Three years later, the indefatigable 82nd Air Borne paratrooper learned after his most recent MRI scan that his liver was almost gone and his time remaining was now very limited – just a few weeks left. Even with that alarming warning, he flew to hot and sweltering Washington, DC with a few missions left to complete.
With his network, he obtained an appointment to meet with Veteran Affairs Secretary Eric Shinseki. After explaining his work with Cathay Post, Shinseki a retired 4 star US Army general thanked Commander Pon for all his work on behalf of veterans and promised to visit Bok Pon and Cathay Post soon. The following week, after his speaking engagement at the local Marines Memorial Center, Shinseki fulfilled his promise and met with Pon and most of the veteran members of Cathay Post in the San Francisco Headquarters. The Secretary gave his best wishes to Bok Pon for a long life and promised to visit Cathay Post whenever he was in the Bay Area.
Cathay Post is one of the oldest American Legion Posts in the Country having been inducted into the American Legion in 1932. It is, in fact, the oldest Asian American veteran’s posts in America. At the end of the last Century, Cathay Post suffered the same malady facing 90% of American Legion posts nationwide – senioritis. With large numbers of WW II and Korean War veterans currently dying at a rate of roughly 1000 veterans a day, this Post was comatose as many of its members were no longer ambulatory and the veterans of the Vietnam era and later were not interested in the American Legion for many reasons. Many veterans, quite frankly, wanted to forget their miserable times fighting the VC and mosquitoes, so the ranks of the young in American Legion posts is very limited.

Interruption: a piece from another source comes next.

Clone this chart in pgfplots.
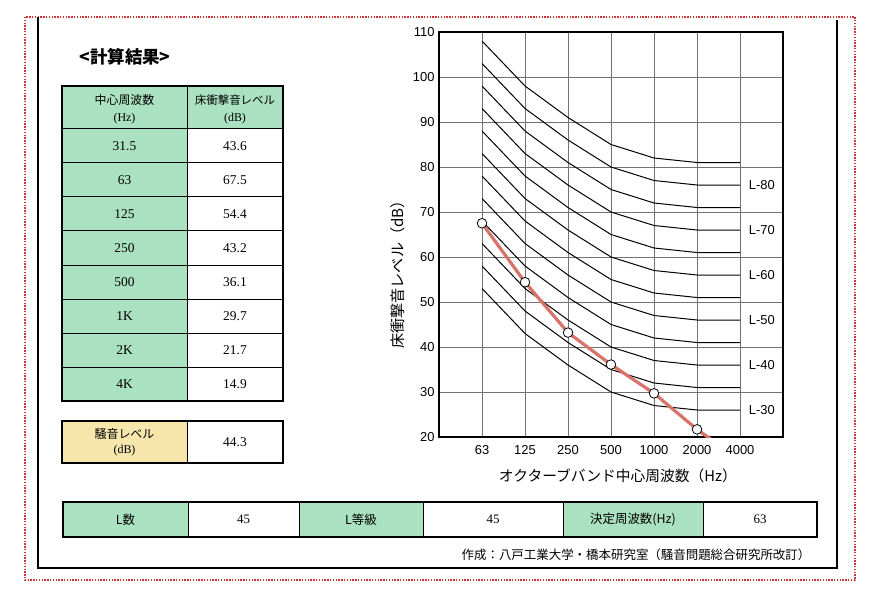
\documentclass[border=0pt]{standalone}
\usepackage{fontspec}
\setmainfont{Liberation Serif}
\setsansfont{Liberation Sans}
\newfontfamily\cjk{Noto Sans CJK JP}
\usepackage{pgfplots}
\usepackage{pgfplotstable}
\pgfplotsset{compat=1.18}
\definecolor{cellgreen}{RGB}{170,225,192}
\definecolor{cellyellow}{RGB}{246,230,172}
\definecolor{curvered}{RGB}{215,115,105}
\definecolor{framered}{RGB}{205,55,55}
\newcommand\fs[1]{\fontsize{#1}{#1}\selectfont}

\pgfplotstableread{
x y
0 67.5
1 54.4
2 43.2
3 36.1
4 29.7
5 21.7
6 14.9
}\measured

\pgfplotstableread{
x L85 L80 L75 L70 L65 L60 L55 L50 L45 L40 L35 L30
0 108 103 98 93 88 83 78 73 68 63 58 53
1 98 93 88 83 78 73 68 63 58 53 48 43
2 91 86 81 76 71 66 61 56 51 46 41 36
3 85 80 75 70 65 60 55 50 45 40 35 30
4 82 77 72 67 62 57 52 47 42 37 32 27
5 81 76 71 66 61 56 51 46 41 36 31 26
6 81 76 71 66 61 56 51 46 41 36 31 26
}\lcurves

\begin{document}
\begin{tikzpicture}[x=1bp,y=-1bp]
\useasboundingbox (0,0) rectangle (878,600);
% outer frames
\draw[framered, line width=1.6bp, dash pattern=on 1.4bp off 1.4bp] (25,17) rectangle (855,580);
\draw[line width=2.8bp] (38,17) -- (38,568) -- (837,568) -- (837,20);
% title
\node[font=\cjk\bfseries\fs{17.5}] at (125,57) {<計算結果>};
% left table
\fill[cellgreen] (62,86) rectangle (187,401);
\fill[cellgreen] (187,86) rectangle (283,129);
\draw[line width=1.2bp] (62,86) rectangle (283,401);
\draw[line width=1bp] (187,86) -- (187,401);
\foreach \yy in {129,163,197,231,265,299,333,367} \draw[line width=1bp] (62,\yy) -- (283,\yy);
\node[font=\cjk\fs{12}] at (124.5,100) {中心周波数};
\node[font=\fs{12}] at (124.5,119) {(Hz)};
\node[font=\cjk\fs{11.5}] at (235,100) {床衝撃音レベル};
\node[font=\fs{12}] at (235,119) {(dB)};
\foreach \f/\v [count=\i] in {31.5/43.6, 63/67.5, 125/54.4, 250/43.2, 500/36.1, 1K/29.7, 2K/21.7, 4K/14.9} {
  \node[font=\fs{13.5}] at (124.5,{146+34*(\i-1)}) {\f};
  \node[font=\fs{13.5}] at (235,{146+34*(\i-1)}) {\v};
}
% noise level box
\fill[cellyellow] (62,421) rectangle (187,463);
\draw[line width=1.2bp] (62,421) rectangle (283,463);
\draw[line width=1bp] (187,421) -- (187,463);
\node[font=\cjk\fs{12}] at (124.5,434) {騒音レベル};
\node[font=\fs{12}] at (124.5,451) {(dB)};
\node[font=\fs{13.5}] at (235,442) {44.3};
% bottom table
\fill[cellgreen] (63,502) rectangle (188,537);
\fill[cellgreen] (299,502) rectangle (423,537);
\fill[cellgreen] (563,502) rectangle (703,537);
\draw[line width=1.2bp] (63,502) rectangle (817,537);
\foreach \xx in {188,299,423,563,703} \draw[line width=1bp] (\xx,502) -- (\xx,537);
\node[font=\cjk\fs{12.5}] at (125.5,519.5) {L数};
\node[font=\fs{13}] at (243.5,519.5) {45};
\node[font=\cjk\fs{12.5}] at (361,519.5) {L等級};
\node[font=\fs{13}] at (493,519.5) {45};
\node[font=\cjk\fs{12.5}] at (633,519.5) {決定周波数(Hz)};
\node[font=\fs{13}] at (760,519.5) {63};
% footnote
\node[font=\cjk\fs{12.5}] at (636,555) {作成：八戸工業大学・橋本研究室（騒音問題総合研究所改訂）};
% chart
\begin{axis}[
  at={(439bp,-437bp)}, anchor=south west,
  scale only axis, width=344bp, height=405bp,
  xmin=-1, xmax=7, ymin=20, ymax=110,
  xtick={0,...,6}, xticklabels={63,125,250,500,1000,2000,4000},
  ytick={20,30,...,110},
  grid=major, major grid style={line width=0.6bp, color=black!55},
  major tick length=0pt,
  axis line style={line width=2.4bp},
  tick label style={font=\sffamily\fs{13}},
  xticklabel style={yshift=-5bp},
  yticklabel style={xshift=-1bp},
  /pgf/number format/assume math mode=true,
  xlabel={オクターブバンド中心周波数（Hz）},
  ylabel={床衝撃音レベル（dB）},
  every axis x label/.style={at={(axis description cs:0.52,-0.096)}, anchor=center, font=\cjk\fs{14.8}},
  every axis y label/.style={at={(axis description cs:-0.119,0.41)}, rotate=90, anchor=center, font=\cjk\fs{15.2}},
]
\pgfplotsinvokeforeach{85,80,75,70,65,60,55,50,45,40,35,30}{
  \addplot[black, line width=1bp, no marks] table[x=x, y=L#1] {\lcurves};
}
\addplot[curvered, line width=3.2bp, no marks] table[x=x, y=y] {\measured};
\addplot[only marks, mark=*, mark size=4.8bp, mark options={fill=white, draw=black, line width=0.8bp}, restrict y to domain=20:110] table[x=x, y=y] {\measured};
\node[font=\sffamily\fs{13}] at (axis cs:6.51,76) {L-80};
\node[font=\sffamily\fs{13}] at (axis cs:6.51,66) {L-70};
\node[font=\sffamily\fs{13}] at (axis cs:6.51,56) {L-60};
\node[font=\sffamily\fs{13}] at (axis cs:6.51,46) {L-50};
\node[font=\sffamily\fs{13}] at (axis cs:6.51,36) {L-40};
\node[font=\sffamily\fs{13}] at (axis cs:6.51,26) {L-30};
\end{axis}
\end{tikzpicture}
\end{document}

In 2002 Bok Pon personally decided to revive Cathay Post and with enormous determination and tireless effort, recruited new members, raised cash to pay for the expenses of managing an organization, and today, this Cathay Post is a vibrant organization and a model for emulation throughout the American Legion.
Commander Pon made Cathay Post a place to hang out, or plan for community events, or support wounded and homebound veterans, and even planned for a Museum dedicated to the Chinese American veterans who have fought for America since the Civil War. He also dreamed of providing affordable housing for returning veterans as well as senior veterans.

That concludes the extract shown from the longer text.